In the glitzy world of today's celebrity culture, the term "National Treasure" is sometimes too freely attributed to people who do not really have the longevity or profile to deserve such an accolade!
However, Robin Hood has been frequently referred to in these terms and is not just a "national treasure" but is also globally recognised as the world's favourite adventure hero, whose 500 year old story is a legendary classic!

So I got to wondering if other countries also regarded their folk heroes as "National Treasures" - and if and how they used these iconic figures to promote their country to the international tourism industry etc.? That's when I came across a report on how Transylvania markets its Count Dracula legend and realised that Nottingham and Nottinghamshire may be only playing in the minor league!

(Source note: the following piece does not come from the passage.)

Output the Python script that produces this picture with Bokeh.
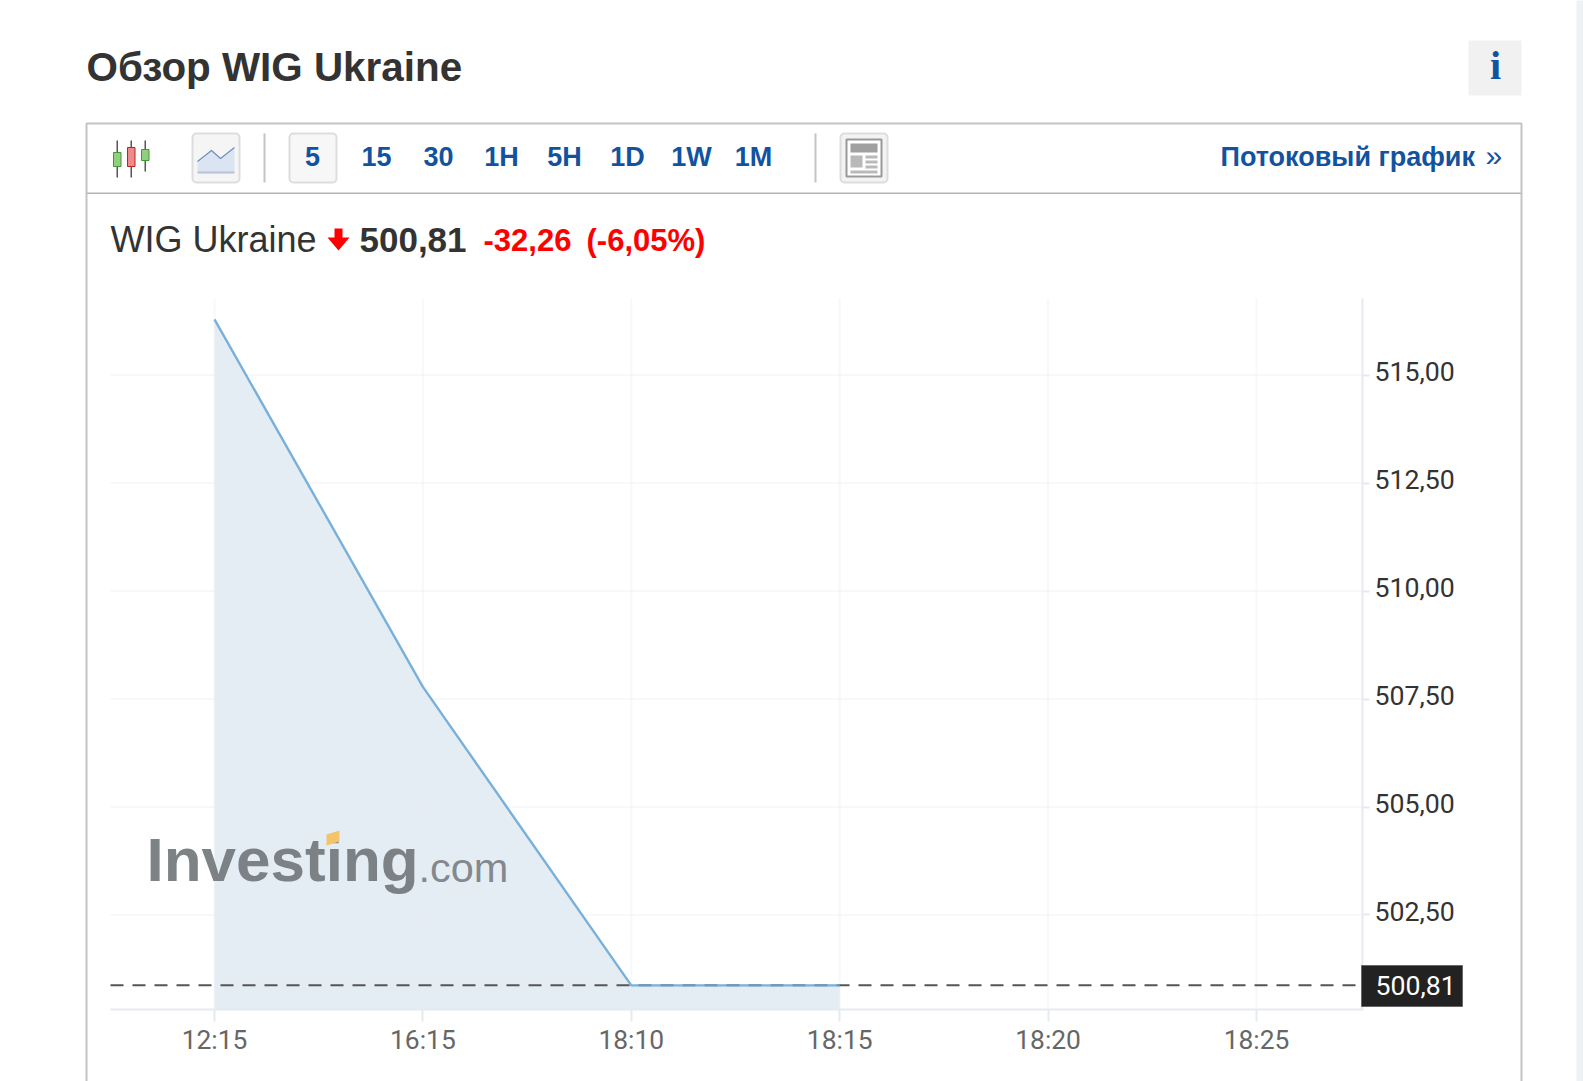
from bokeh.plotting import figure
from bokeh.models import Label, BoxAnnotation, PolyAnnotation, FixedTicker, Range1d, LinearAxis
from bokeh.embed import file_html
from bokeh.resources import INLINE

# ---- data ----
time_labels = ["12:15", "16:15", "18:10", "18:15", "18:20", "18:25"]
point_index = [0, 1, 2, 3]
close_values = [516.29, 507.78, 500.87, 500.87]   # as plotted against the grid
y_ticks = [502.5, 505.0, 507.5, 510.0, 512.5, 515.0]
last_level = 500.87
last_text = "500,81"
timeframes = ["5", "15", "30", "1H", "5H", "1D", "1W", "1M"]

# ---- page layout in window pixels ----
W, H = 1583, 1081
X0, PX_X = 214.0, 208.4      # pixel of category 0, pixels per category
Y515, PX_Y = 374.6, 43.19    # pixel of 515,00, pixels per unit
BLUE = "#12539f"
RED = "#ff0000"
DARK = "#333333"
GRID = "#e8eaf0"
AXIS = "#e6e9f0"


def xv(X):
    return (X - X0) / PX_X


def yv(Y):
    return 515 + (Y515 - Y) / PX_Y


X_L, X_R, Y_T, Y_B = xv(110), xv(1362), yv(298), yv(1009)

p = figure(width=W, height=H, output_backend="svg", toolbar_location=None,
           x_range=Range1d(xv(0), xv(W)), y_range=Range1d(yv(H), yv(0)),
           x_axis_location="below", y_axis_location="right",
           min_border=0, min_border_left=0, min_border_right=0, min_border_top=0, min_border_bottom=0)
p.outline_line_color = None
p.background_fill_color = "#ffffff"
p.border_fill_color = "#ffffff"
p.xgrid.visible = False
p.ygrid.visible = False

xa = p.xaxis[0]
xa.fixed_location = Y_B
xa.bounds = (X_L, X_R)
xa.ticker = FixedTicker(ticks=list(range(len(time_labels))))
xa.major_label_overrides = {i: t for i, t in enumerate(time_labels)}
xa.major_label_text_font = "Roboto"
xa.major_label_text_font_size = "26.4px"
xa.major_label_text_color = "#666666"
xa.axis_line_color = AXIS
xa.axis_line_width = 2
xa.major_tick_line_color = AXIS
xa.major_tick_line_width = 2
xa.major_tick_in = 0
xa.major_tick_out = 12
xa.minor_tick_line_color = None
xa.major_label_standoff = 3

ya = p.yaxis[0]
ya.fixed_location = X_R
ya.bounds = (Y_B, Y_T)
ya.ticker = FixedTicker(ticks=y_ticks)
ya.major_label_overrides = {v: "" for v in y_ticks}
ya.axis_line_color = AXIS
ya.axis_line_width = 2
ya.major_tick_line_color = AXIS
ya.major_tick_line_width = 2
ya.major_tick_in = 0
ya.major_tick_out = 7
ya.minor_tick_line_color = None

# tick labels sit about 3px above their grid lines in the reference
LIFT = 3.5 / PX_Y
p.extra_y_ranges = {"labels": Range1d(yv(H) - LIFT, yv(0) - LIFT)}
yl = LinearAxis(y_range_name="labels", ticker=FixedTicker(ticks=y_ticks), fixed_location=X_R)
yl.major_label_overrides = {v: f"{v:.2f}".replace(".", ",") for v in y_ticks}
yl.major_label_text_font = "Roboto"
yl.major_label_text_font_size = "26.7px"
yl.major_label_text_color = "#333333"
yl.axis_line_color = None
yl.major_tick_line_color = None
yl.minor_tick_line_color = None
yl.major_tick_in = 0
yl.major_tick_out = 7
yl.major_label_standoff = 5
p.add_layout(yl, "right")

n_y, n_x = len(y_ticks), len(time_labels)
p.varea(point_index, [Y_B] * len(point_index), close_values, fill_color="#e4edf4")
p.segment([X_L] * n_y, y_ticks, [X_R] * n_y, y_ticks, line_color=GRID, line_width=2, line_alpha=0.35)
p.segment(list(range(n_x)), [Y_B] * n_x, list(range(n_x)), [Y_T] * n_x, line_color=GRID,
          line_width=2, line_alpha=0.35)
p.line([X_L, X_R], [last_level, last_level], line_color="#555555", line_width=2, line_dash="13 9")
p.line(point_index, close_values, line_color="#6ba8d6", line_width=2.4, line_alpha=0.9)


def fx(X):
    return X


def fy(Y):
    return H - Y


def box(l, r, t, b, fill=None, line=None, lw=1, radius=0, level="annotation"):
    p.add_layout(BoxAnnotation(left=fx(l), right=fx(r), top=fy(t), bottom=fy(b),
                               left_units="screen", right_units="screen",
                               top_units="screen", bottom_units="screen",
                               fill_color=fill, fill_alpha=1 if fill else 0,
                               line_color=line, line_alpha=1 if line else 0, line_width=lw,
                               border_radius=radius, level=level, editable=False))


def poly(xs, ys, fill=None, line=None, lw=1, level="annotation"):
    p.add_layout(PolyAnnotation(xs=[fx(v) for v in xs], ys=[fy(v) for v in ys],
                                xs_units="screen", ys_units="screen",
                                fill_color=fill, fill_alpha=1 if fill else 0,
                                line_color=line, line_alpha=1 if line else 0, line_width=lw,
                                level=level))


def text(X, Y, s, font="Liberation Sans", size=30, color=DARK, style="normal",
         align="left", baseline="alphabetic", level="annotation", alpha=1.0):
    # an alphabetic Label lands about 0.37em under its anchor here
    y = Y - 0.37 * size if baseline == "alphabetic" else Y
    p.add_layout(Label(x=fx(X), y=fy(y), x_units="screen", y_units="screen", text=s,
                       text_font=font, text_font_size=f"{size}px", text_color=color,
                       text_font_style=style, text_align=align, text_baseline=baseline,
                       text_alpha=alpha, level=level))


# scrollbar strip
box(1576, 1590, -5, 1090, "#eef1f6")

# widget frame
box(86, 1521, 123, 1095, None, "#c4c4c4", 2)
box(86, 1521, 192, 193.5, "#b5b5b5", None)

# heading
text(86, 81, "Обзор WIG Ukraine", size=40.4, style="bold", color="#333333")
box(1468, 1521, 40, 95, "#f1f1f1")
text(1495, 80, "i", font="Liberation Serif", size=40, style="bold", color=BLUE, align="center")

# candle icon
for cx, y0, y1, by0, by1, col, edge in [(116, 140, 177, 152, 166, "#8fd07f", "#3f9a32"),
                                        (130, 140, 177, 147, 166, "#f08a8a", "#b52525"),
                                        (144, 140, 171, 149, 160, "#8fd07f", "#3f9a32")]:
    box(cx, cx + 1.5, y0, y1, "#555555")
    box(cx - 3, cx + 4.5, by0, by1, col, edge, 1)

# line icon button
box(192, 239, 133, 182, "#f5f5f5", "#dddddd", 2, 4)
poly([197, 197, 211, 220, 234, 234], [172, 161, 150, 158, 147, 172], "#dbe4f3")
poly([197, 211, 220, 234, 220, 211], [161, 150, 158, 147, 158, 150], None, "#6d90bd", 1.2)
box(197, 234, 171, 173, "#b9c3d3")

# separators
box(263, 265, 133, 182, "#c4c4c4")
box(814, 816, 133, 182, "#c4c4c4")

# timeframe buttons
box(289, 336, 133, 182, "#f7f7f7", "#dddddd", 2, 4)
tf_x = [312, 376, 438, 501, 564, 627, 691, 753]
for cx, t in zip(tf_x, timeframes):
    text(cx, 166, t, size=27, style="bold", color=BLUE, align="center")

# news icon
box(840, 887, 133, 182, "#f3f3f3", "#dddddd", 2, 4)
box(846, 881, 139, 176, "#ffffff", "#999999", 2)
box(850, 877, 143, 152, "#a0a0a0")
box(850, 862, 155, 167, "#b9b9b9")
for yy in (155, 160, 165):
    box(865, 877, yy, yy + 3, "#b9b9b9")
box(850, 877, 170, 173, "#b9b9b9")

# stream link
text(1220, 166, "Потоковый график", size=27, style="bold", color=BLUE)
text(1485, 166, "»", size=30, color=BLUE)

# quote line
text(110, 252, "WIG Ukraine", size=36, color="#333333")
poly([334, 342, 342, 349, 338, 327, 334], [228, 228, 237, 237, 250, 237, 237], RED)
text(359, 252, "500,81", size=35, style="bold", color="#333333")
text(483, 251, "-32,26", size=31, style="bold", color=RED)
text(586, 251, "(-6,05%)", size=31, style="bold", color=RED)

# watermark
text(146, 882, "Investing", size=62, style="bold", color="#6f7478", alpha=0.9, level="overlay")
text(418, 882, ".com", size=41.5, color="#777b7f", alpha=0.9, level="overlay")
poly([326, 339, 339, 326], [834, 830, 841, 845], "#f3c469", level="overlay")

# last price tag
box(1361, 1462, 965, 1006, "#222222", "#666666", 1, level="overlay")
text(1375, 985, last_text, font="Roboto", size=26.7, color="#ffffff", baseline="middle", level="overlay")

open("out.html", "w").write(file_html(p, INLINE))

An article from the professional business magazine "Marketing" outlined how the Transylvanian government had secured a European Council funded programme to develop a strategy for Romania's huge tourist potential and had identified Dracula as a separate national tourist asset, alongside Black Sea beaches, mountains and spas. This had brought about a World Dracula Congress in Bucharest in 1995 attended by historians, folklorists and "vampir-ologists" from all around the globe.

Recognising the value of an international brand name such as Dracula, the Transylvanian Society of Dracula had established itself as a non-profit making organisation and to fund its activities, it offered Dracula Tours, ranging from a Grade One Tour - "suitable for balanced, classical minds, interested in the Gothic approaches to issues of broader existence" - to Grade Three tours, reserved for true initiates!

The organisation also produced a collection of quality merchandise aimed at tourists, that encompassed the finest Romania had to offer in silverware, glass, and china etc. – all discreetly hallmarked with the Dracula logo –a dragon in the shape of the letter D!"

From a completely opposite marketing perspective, I later read about the tiny community of Hell, in southeast Michigan, USA, that uses all the benefits of its iconic name with the obvious word-play on "going to Hell" or "going through Hell" etc. A convenience store and bait shop also served as the Post Office, where you could get letters hand-stamped with a "From Hell" postmark or a message to let the world know that you've "been to Hell and back!" They even sold tiny baseball bats engraved with "A Bat out of Hell!"

Whatever you might think of these two extremely different approaches, in their own way, they both make the absolute most of their legendary associations – which is a conundrum that our City and County are still struggling with!